(Source data)
──────

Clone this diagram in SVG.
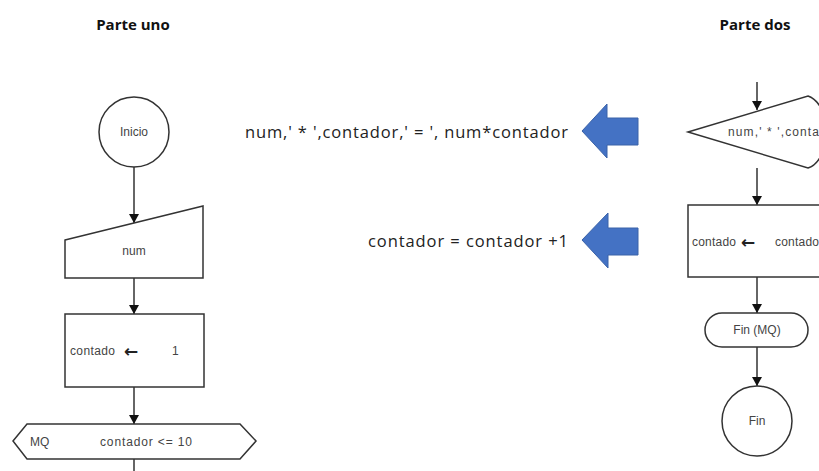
<svg xmlns="http://www.w3.org/2000/svg" width="819" height="471" viewBox="0 0 819 471">
<defs>
<style>
.sh{fill:#fff;stroke:#333;stroke-width:1.5}
.ln{fill:none;stroke:#333;stroke-width:1.5}
.sm{font-family:"Liberation Sans",Arial,sans-serif;font-size:12px;fill:#444}
.ar{font-family:"DejaVu Sans",sans-serif;font-size:17px;font-weight:bold;fill:#222}
.hd{font-family:"Open Sans","Liberation Sans",sans-serif;font-size:15px;font-weight:bold;fill:#111}
.md{font-family:"Open Sans","Liberation Sans",sans-serif;font-size:16.5px;fill:#222}
.blue{fill:#4472c4;stroke:#3a62a8;stroke-width:1}
</style>
<marker id="ah" viewBox="0 0 10 10" refX="10" refY="5" markerWidth="9" markerHeight="10" markerUnits="userSpaceOnUse" orient="auto" preserveAspectRatio="none">
<path d="M0,0 L10,5 L0,10 Z" fill="#111"/>
</marker>
</defs>
<rect width="819" height="471" fill="#fff"/>

<text class="hd" x="133" y="30" text-anchor="middle">Parte uno</text>
<text class="hd" x="755" y="30" text-anchor="middle">Parte dos</text>

<g id="connectors">
<line class="ln" x1="134" y1="167" x2="134" y2="223" marker-end="url(#ah)"/>
<line class="ln" x1="134" y1="278" x2="134" y2="314" marker-end="url(#ah)"/>
<line class="ln" x1="134" y1="387" x2="134" y2="424" marker-end="url(#ah)"/>
<line class="ln" x1="134" y1="459" x2="134" y2="471"/>
<line class="ln" x1="757" y1="82" x2="757" y2="110" marker-end="url(#ah)"/>
<line class="ln" x1="757" y1="168" x2="757" y2="205" marker-end="url(#ah)"/>
<line class="ln" x1="757" y1="277" x2="757" y2="313" marker-end="url(#ah)"/>
<line class="ln" x1="757" y1="347" x2="757" y2="386" marker-end="url(#ah)"/>
</g>

<g id="inicio">
<circle class="sh" cx="134" cy="132" r="35"/>
<text class="sm" x="134" y="136" text-anchor="middle">Inicio</text>
</g>

<g id="leer-num">
<path class="sh" d="M65,240 L203,206 L203,278 L65,278 Z"/>
<text class="sm" x="134" y="255" text-anchor="middle">num</text>
</g>

<g id="asignar-1">
<rect class="sh" x="65" y="314" width="139" height="73"/>
<text class="sm" x="70" y="355" textLength="45">contado</text>
<text class="ar" x="124" y="357">←</text>
<text class="sm" x="172" y="355">1</text>
</g>

<g id="mq">
<path class="sh" d="M13,441 L27,424 L240,424 L256,441 L240,459 L27,459 Z"/>
<text class="sm" x="30" y="446">MQ</text>
<text class="sm" x="100" y="446" textLength="92">contador &lt;= 10</text>
</g>

<g id="nota-1">
<text class="md" x="245" y="138" textLength="323">num,' * ',contador,' = ', num*contador</text>
<path class="blue" d="M582,131 L607,104 L607,118 L638,118 L638,145 L607,145 L607,158 Z"/>
</g>

<g id="nota-2">
<text class="md" x="368" y="247" textLength="200">contador = contador +1</text>
<path class="blue" d="M582,240 L608,213 L608,228 L638,228 L638,255 L608,255 L608,268 Z"/>
</g>

<g id="mostrar">
<path class="sh" d="M688,132 L808,96 C832,104 832,160 808,168 Z"/>
<text class="sm" x="728" y="136" textLength="91">num,' * ',conta</text>
</g>

<g id="incremento">
<rect class="sh" x="688" y="205" width="150" height="72"/>
<text class="sm" x="692" y="246" textLength="44">contado</text>
<text class="ar" x="741" y="248">←</text>
<text class="sm" x="775" y="246" textLength="44">contado</text>
</g>

<g id="fin-mq">
<rect class="sh" x="705" y="313" width="103" height="34" rx="17"/>
<text class="sm" x="757" y="334" text-anchor="middle">Fin (MQ)</text>
</g>

<g id="fin">
<circle class="sh" cx="757" cy="421" r="35"/>
<text class="sm" x="757" y="425" text-anchor="middle">Fin</text>
</g>
</svg>
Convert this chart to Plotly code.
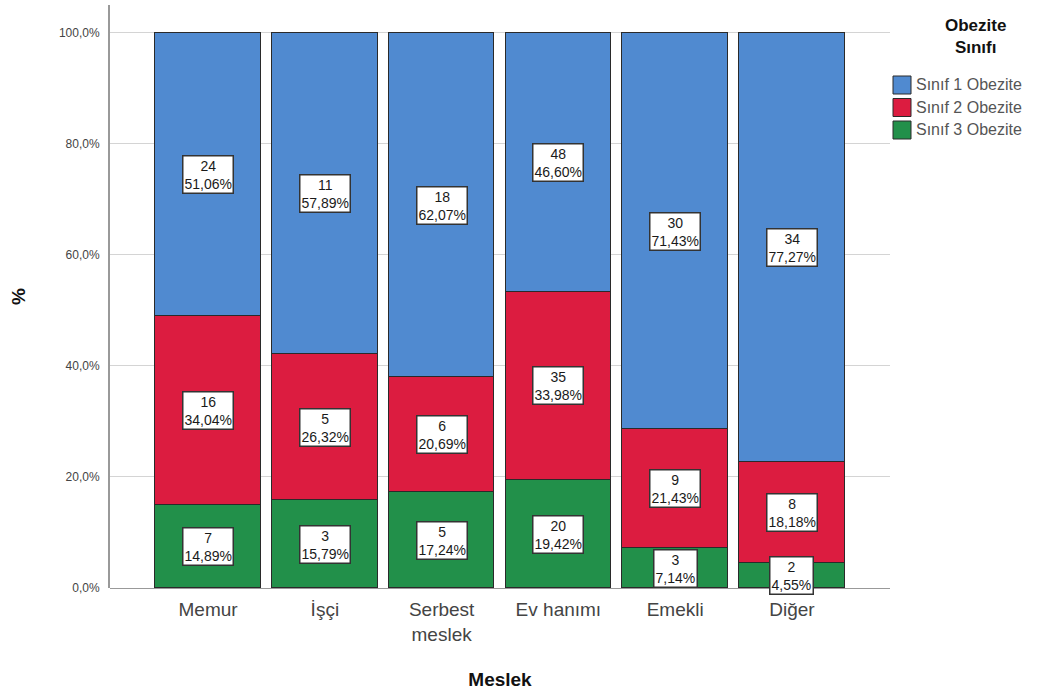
import plotly.graph_objects as go

# Occupations (x categories)
meslek = ["Memur", "İşçi", "Serbest<br>meslek", "Ev hanımı", "Emekli", "Diğer"]

# Counts per obesity class
n_sinif1 = [24, 11, 18, 48, 30, 34]
n_sinif2 = [16, 5, 6, 35, 9, 8]
n_sinif3 = [7, 3, 5, 20, 3, 2]

# Percentages within each occupation
p_sinif1 = [51.06, 57.89, 62.07, 46.60, 71.43, 77.27]
p_sinif2 = [34.04, 26.32, 20.69, 33.98, 21.43, 18.18]
p_sinif3 = [14.89, 15.79, 17.24, 19.42, 7.14, 4.55]

y_tickvals = [0, 20, 40, 60, 80, 100]
y_ticktext = ["0,0%", "20,0%", "40,0%", "60,0%", "80,0%", "100,0%"]

FONT = "Arial, Liberation Sans, sans-serif"
W, H = 1047, 697
ML, MR, MT, MB = 110, 157, 5, 109
PW, PH = W - ML - MR, H - MT - MB

series = [
    ("Sınıf 3 Obezite", p_sinif3, n_sinif3, "#22904A"),
    ("Sınıf 2 Obezite", p_sinif2, n_sinif2, "#DC1C40"),
    ("Sınıf 1 Obezite", p_sinif1, n_sinif1, "#508AD0"),
]

fig = go.Figure()
for name, pct, cnt, color in series:
    fig.add_trace(go.Bar(
        x=meslek, y=pct, name=name,
        marker=dict(color=color, line=dict(color="#2a2a2a", width=1)),
        width=0.905,
    ))

# Count / percentage boxes centred in each segment
annotations = []
base = [0.0] * len(meslek)
for name, pct, cnt, color in series:
    for i, cat in enumerate(meslek):
        mid = base[i] + pct[i] / 2
        annotations.append(dict(
            x=cat, y=mid, xref="x", yref="y", showarrow=False,
            text=f"{cnt[i]}<br>{pct[i]:.2f}%".replace(".", ","),
            font=dict(family=FONT, size=14, color="#1a1a1a"),
            bgcolor="white", bordercolor="#333333", borderwidth=1.5, borderpad=1,
        ))
        base[i] += pct[i]


def px_x(px):
    return (px - ML) / PW


def px_y(py):
    return (H - MB - py) / PH


# Legend drawn in paper space: centred title, square swatches, labels
shapes = []
annotations.append(dict(
    x=px_x(975), y=px_y(36), xref="paper", yref="paper", showarrow=False,
    xanchor="center", yanchor="middle",
    text="<b>Obezite<br>Sınıfı</b>", font=dict(family=FONT, size=17, color="#111111"),
))
for k, (name, pct, cnt, color) in enumerate(reversed(series)):
    cy = 85 + k * 22.5
    shapes.append(dict(
        type="rect", xref="paper", yref="paper",
        x0=px_x(893), x1=px_x(911), y0=px_y(cy - 9), y1=px_y(cy + 9),
        fillcolor=color, line=dict(color="#2a2a2a", width=1),
    ))
    annotations.append(dict(
        x=px_x(914), y=px_y(cy), xref="paper", yref="paper", showarrow=False,
        xanchor="left", yanchor="middle",
        text=name, font=dict(family=FONT, size=16, color="#555555"),
    ))

fig.update_layout(
    width=W, height=H,
    margin=dict(l=ML, r=MR, t=MT, b=MB),
    paper_bgcolor="white", plot_bgcolor="white",
    barmode="stack", bargap=0,
    font=dict(family=FONT, color="#333333"),
    annotations=annotations,
    shapes=shapes,
    showlegend=False,
    xaxis=dict(
        range=[-0.84, 5.84], showgrid=False,
        tickfont=dict(size=19, color="#444444"), ticks="",
        showline=False, ticklabelstandoff=8,
        title=dict(text="<b>Meslek</b>", font=dict(size=19, color="#111111"), standoff=28),
    ),
    yaxis=dict(
        range=[0, 105], tickvals=y_tickvals, ticktext=y_ticktext,
        tickfont=dict(size=12, color="#444444"),
        showgrid=True, gridcolor="#D4D4D4", gridwidth=1,
        showline=True, linecolor="#999999", linewidth=2,
        zeroline=True, zerolinecolor="#999999", zerolinewidth=1,
        ticks="", ticklabelstandoff=6,
        title=dict(text="<b>%</b>", font=dict(size=19, color="#111111"), standoff=28),
    ),
)

fig.write_html("out.html")
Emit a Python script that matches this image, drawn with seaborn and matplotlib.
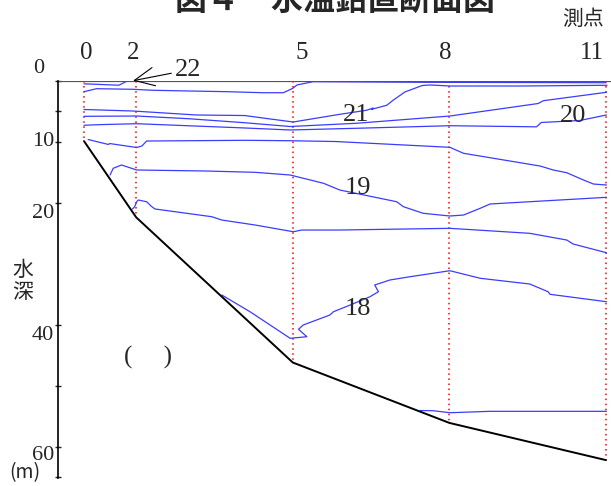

──────

JOB:
Above are the records. Copy word for word only their lines from the one holding "Convert this chart to Plotly code." through the one holding "PW, PH = W - ML - MR, H - MT - MB", both included, and skip the images.

FINAL ANSWER:
Convert this chart to Plotly code.
import plotly.graph_objects as go

# Occupations (x categories)
meslek = ["Memur", "İşçi", "Serbest<br>meslek", "Ev hanımı", "Emekli", "Diğer"]

# Counts per obesity class
n_sinif1 = [24, 11, 18, 48, 30, 34]
n_sinif2 = [16, 5, 6, 35, 9, 8]
n_sinif3 = [7, 3, 5, 20, 3, 2]

# Percentages within each occupation
p_sinif1 = [51.06, 57.89, 62.07, 46.60, 71.43, 77.27]
p_sinif2 = [34.04, 26.32, 20.69, 33.98, 21.43, 18.18]
p_sinif3 = [14.89, 15.79, 17.24, 19.42, 7.14, 4.55]

y_tickvals = [0, 20, 40, 60, 80, 100]
y_ticktext = ["0,0%", "20,0%", "40,0%", "60,0%", "80,0%", "100,0%"]

FONT = "Arial, Liberation Sans, sans-serif"
W, H = 1047, 697
ML, MR, MT, MB = 110, 157, 5, 109
PW, PH = W - ML - MR, H - MT - MB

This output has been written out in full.